** WHAT YOU ARE ASKED TO DO **
Return precisely the span of lines from the top of the material below to the line containing "const yTicks = [0, 100, 200, 300, 400];", both included. Pictures are excluded.

** THE RECORDS **
+---+

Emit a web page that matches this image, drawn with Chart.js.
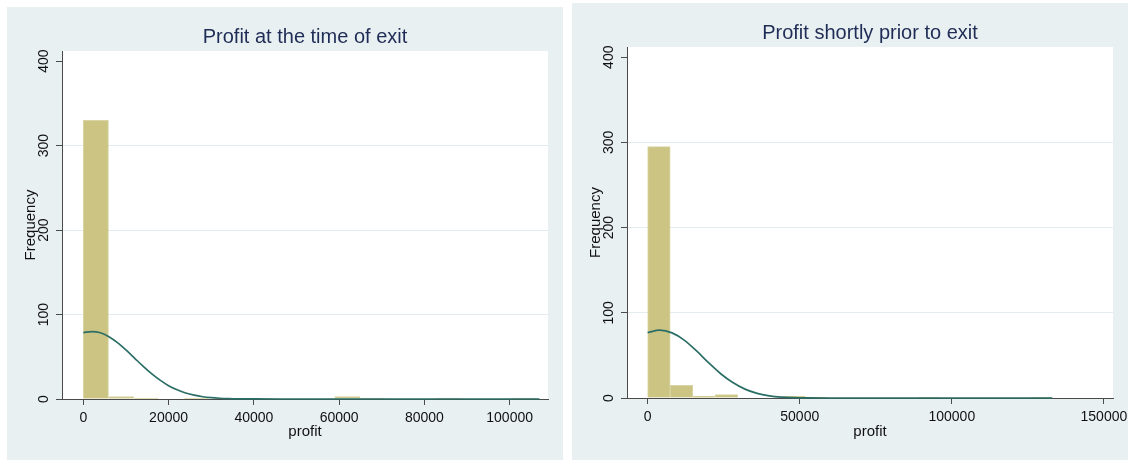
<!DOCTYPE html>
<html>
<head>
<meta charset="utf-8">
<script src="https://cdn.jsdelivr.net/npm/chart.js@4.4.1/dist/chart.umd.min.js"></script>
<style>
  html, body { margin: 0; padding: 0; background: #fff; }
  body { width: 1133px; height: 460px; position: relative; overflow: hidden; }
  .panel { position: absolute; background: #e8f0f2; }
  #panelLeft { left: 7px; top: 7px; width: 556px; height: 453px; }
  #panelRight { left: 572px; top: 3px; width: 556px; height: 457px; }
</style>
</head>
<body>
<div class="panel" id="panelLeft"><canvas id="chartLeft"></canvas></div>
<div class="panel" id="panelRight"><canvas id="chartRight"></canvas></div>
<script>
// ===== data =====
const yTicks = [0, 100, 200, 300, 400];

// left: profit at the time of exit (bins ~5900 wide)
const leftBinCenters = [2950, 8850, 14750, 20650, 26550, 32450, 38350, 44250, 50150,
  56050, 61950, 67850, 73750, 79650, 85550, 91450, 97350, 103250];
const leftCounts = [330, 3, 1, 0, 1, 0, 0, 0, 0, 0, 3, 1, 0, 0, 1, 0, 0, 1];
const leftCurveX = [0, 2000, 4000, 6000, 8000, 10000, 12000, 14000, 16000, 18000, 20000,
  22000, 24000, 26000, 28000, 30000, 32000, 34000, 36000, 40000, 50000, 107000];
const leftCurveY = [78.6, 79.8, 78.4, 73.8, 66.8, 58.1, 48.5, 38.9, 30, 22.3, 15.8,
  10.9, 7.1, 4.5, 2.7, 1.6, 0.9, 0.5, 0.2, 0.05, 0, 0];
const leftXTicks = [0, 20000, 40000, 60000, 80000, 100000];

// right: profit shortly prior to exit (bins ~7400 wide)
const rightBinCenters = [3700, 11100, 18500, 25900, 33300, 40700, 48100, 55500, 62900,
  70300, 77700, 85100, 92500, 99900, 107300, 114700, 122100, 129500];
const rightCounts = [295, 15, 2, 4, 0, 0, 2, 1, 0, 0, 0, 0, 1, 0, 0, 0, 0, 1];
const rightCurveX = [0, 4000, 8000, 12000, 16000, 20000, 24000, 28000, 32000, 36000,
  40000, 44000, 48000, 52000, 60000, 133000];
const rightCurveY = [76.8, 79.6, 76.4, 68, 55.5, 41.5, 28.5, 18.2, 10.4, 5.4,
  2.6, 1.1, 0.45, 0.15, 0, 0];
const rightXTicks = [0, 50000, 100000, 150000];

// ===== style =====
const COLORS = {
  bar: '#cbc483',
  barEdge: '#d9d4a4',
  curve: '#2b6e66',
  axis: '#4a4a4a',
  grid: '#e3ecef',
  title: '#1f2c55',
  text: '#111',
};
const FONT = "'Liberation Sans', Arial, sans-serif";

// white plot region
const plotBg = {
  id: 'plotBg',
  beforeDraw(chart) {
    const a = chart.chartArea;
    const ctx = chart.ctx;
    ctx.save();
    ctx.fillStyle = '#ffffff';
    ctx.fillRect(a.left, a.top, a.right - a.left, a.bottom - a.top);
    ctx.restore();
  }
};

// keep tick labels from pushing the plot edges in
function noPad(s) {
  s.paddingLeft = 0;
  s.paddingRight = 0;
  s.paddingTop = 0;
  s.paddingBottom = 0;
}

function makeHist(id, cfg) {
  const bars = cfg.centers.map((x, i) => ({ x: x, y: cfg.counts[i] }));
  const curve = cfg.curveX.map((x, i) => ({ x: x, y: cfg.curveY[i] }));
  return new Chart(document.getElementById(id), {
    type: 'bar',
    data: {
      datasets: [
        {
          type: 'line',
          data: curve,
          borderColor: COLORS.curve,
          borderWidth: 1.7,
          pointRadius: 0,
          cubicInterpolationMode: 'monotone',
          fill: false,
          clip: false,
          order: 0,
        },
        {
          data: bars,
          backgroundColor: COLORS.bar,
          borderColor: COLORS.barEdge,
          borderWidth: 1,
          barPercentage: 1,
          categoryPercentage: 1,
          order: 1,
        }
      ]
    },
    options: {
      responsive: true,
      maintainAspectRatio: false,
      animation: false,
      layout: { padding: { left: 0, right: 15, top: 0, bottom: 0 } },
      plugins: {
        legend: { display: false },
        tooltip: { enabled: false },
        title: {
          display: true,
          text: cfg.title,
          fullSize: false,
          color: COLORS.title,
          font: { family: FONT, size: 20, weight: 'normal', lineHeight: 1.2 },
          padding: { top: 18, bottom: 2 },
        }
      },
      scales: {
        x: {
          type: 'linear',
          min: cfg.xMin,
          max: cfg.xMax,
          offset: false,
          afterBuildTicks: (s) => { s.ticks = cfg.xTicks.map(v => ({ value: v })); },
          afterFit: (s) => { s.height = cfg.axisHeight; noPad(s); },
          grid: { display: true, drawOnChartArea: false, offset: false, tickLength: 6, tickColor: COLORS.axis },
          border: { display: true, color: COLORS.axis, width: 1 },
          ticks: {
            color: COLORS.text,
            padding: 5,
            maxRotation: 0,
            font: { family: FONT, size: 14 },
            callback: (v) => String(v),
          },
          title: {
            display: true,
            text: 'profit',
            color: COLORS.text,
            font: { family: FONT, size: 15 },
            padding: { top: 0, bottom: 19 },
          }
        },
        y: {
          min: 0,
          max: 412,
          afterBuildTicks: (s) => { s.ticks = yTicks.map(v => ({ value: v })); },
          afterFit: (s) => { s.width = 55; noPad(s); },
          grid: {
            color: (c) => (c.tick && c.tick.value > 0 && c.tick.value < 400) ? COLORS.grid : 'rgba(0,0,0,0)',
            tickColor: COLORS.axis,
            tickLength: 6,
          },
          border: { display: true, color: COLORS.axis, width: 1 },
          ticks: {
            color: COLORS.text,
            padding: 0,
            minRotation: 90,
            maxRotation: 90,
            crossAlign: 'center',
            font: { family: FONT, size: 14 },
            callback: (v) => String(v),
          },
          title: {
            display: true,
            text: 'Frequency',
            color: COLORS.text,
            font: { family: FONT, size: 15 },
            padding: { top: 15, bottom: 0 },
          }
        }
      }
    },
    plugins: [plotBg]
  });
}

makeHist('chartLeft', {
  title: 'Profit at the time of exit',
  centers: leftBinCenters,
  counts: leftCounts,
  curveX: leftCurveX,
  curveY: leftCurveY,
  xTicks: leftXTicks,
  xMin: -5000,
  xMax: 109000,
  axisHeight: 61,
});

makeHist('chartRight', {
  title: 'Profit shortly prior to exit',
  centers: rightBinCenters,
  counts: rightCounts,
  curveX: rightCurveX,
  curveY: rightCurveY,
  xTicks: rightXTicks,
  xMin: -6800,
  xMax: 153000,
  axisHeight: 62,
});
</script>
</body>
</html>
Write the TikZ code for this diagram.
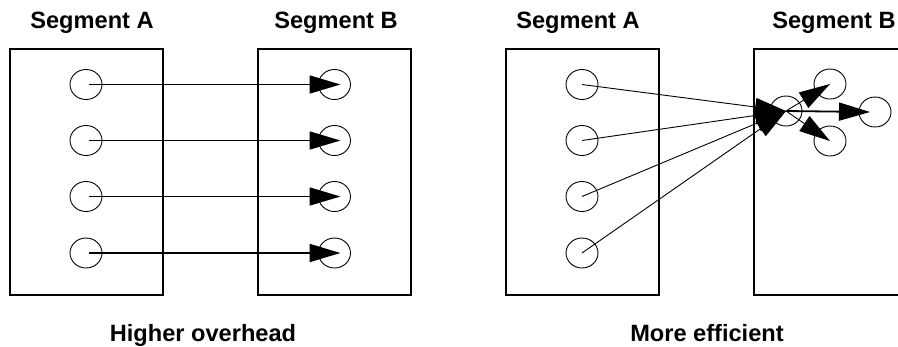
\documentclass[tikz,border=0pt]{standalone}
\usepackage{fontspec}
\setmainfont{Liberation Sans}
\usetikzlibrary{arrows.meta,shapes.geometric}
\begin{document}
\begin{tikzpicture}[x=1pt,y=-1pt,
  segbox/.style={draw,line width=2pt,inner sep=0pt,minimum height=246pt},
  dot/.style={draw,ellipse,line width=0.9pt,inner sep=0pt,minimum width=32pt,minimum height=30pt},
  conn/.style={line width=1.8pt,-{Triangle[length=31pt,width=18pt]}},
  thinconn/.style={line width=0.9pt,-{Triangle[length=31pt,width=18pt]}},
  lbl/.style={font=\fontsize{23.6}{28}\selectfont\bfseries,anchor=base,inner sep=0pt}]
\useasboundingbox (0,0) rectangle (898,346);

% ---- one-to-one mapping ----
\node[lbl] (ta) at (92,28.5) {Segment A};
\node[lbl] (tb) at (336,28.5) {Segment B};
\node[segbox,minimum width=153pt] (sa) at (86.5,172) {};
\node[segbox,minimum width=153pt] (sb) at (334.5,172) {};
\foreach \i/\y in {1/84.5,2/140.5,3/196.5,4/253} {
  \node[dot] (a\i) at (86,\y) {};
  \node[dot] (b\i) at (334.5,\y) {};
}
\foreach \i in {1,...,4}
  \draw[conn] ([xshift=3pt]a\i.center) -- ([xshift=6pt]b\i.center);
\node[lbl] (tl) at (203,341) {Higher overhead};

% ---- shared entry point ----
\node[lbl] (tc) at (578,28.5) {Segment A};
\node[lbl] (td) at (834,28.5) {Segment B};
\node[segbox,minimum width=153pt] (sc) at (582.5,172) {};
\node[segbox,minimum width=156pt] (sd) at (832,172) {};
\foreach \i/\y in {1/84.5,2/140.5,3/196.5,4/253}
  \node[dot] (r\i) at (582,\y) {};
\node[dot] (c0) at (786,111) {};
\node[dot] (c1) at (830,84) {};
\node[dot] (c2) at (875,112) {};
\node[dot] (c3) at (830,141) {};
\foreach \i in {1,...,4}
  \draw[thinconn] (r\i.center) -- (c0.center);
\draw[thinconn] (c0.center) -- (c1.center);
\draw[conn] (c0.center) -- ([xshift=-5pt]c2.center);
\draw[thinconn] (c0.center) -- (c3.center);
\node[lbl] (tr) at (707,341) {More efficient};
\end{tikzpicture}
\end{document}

+---+

** REPLY **
Emit a web page that matches this image, drawn with Chart.js.
<!DOCTYPE html>
<html>
<head>
<meta charset="utf-8">
<script src="https://cdn.jsdelivr.net/npm/chart.js@4.4.1/dist/chart.umd.min.js"></script>
<style>
  html, body { margin: 0; padding: 0; background: #fff; }
  body { width: 1133px; height: 460px; position: relative; overflow: hidden; }
  .panel { position: absolute; background: #e8f0f2; }
  #panelLeft { left: 7px; top: 7px; width: 556px; height: 453px; }
  #panelRight { left: 572px; top: 3px; width: 556px; height: 457px; }
</style>
</head>
<body>
<div class="panel" id="panelLeft"><canvas id="chartLeft"></canvas></div>
<div class="panel" id="panelRight"><canvas id="chartRight"></canvas></div>
<script>
// ===== data =====
const yTicks = [0, 100, 200, 300, 400];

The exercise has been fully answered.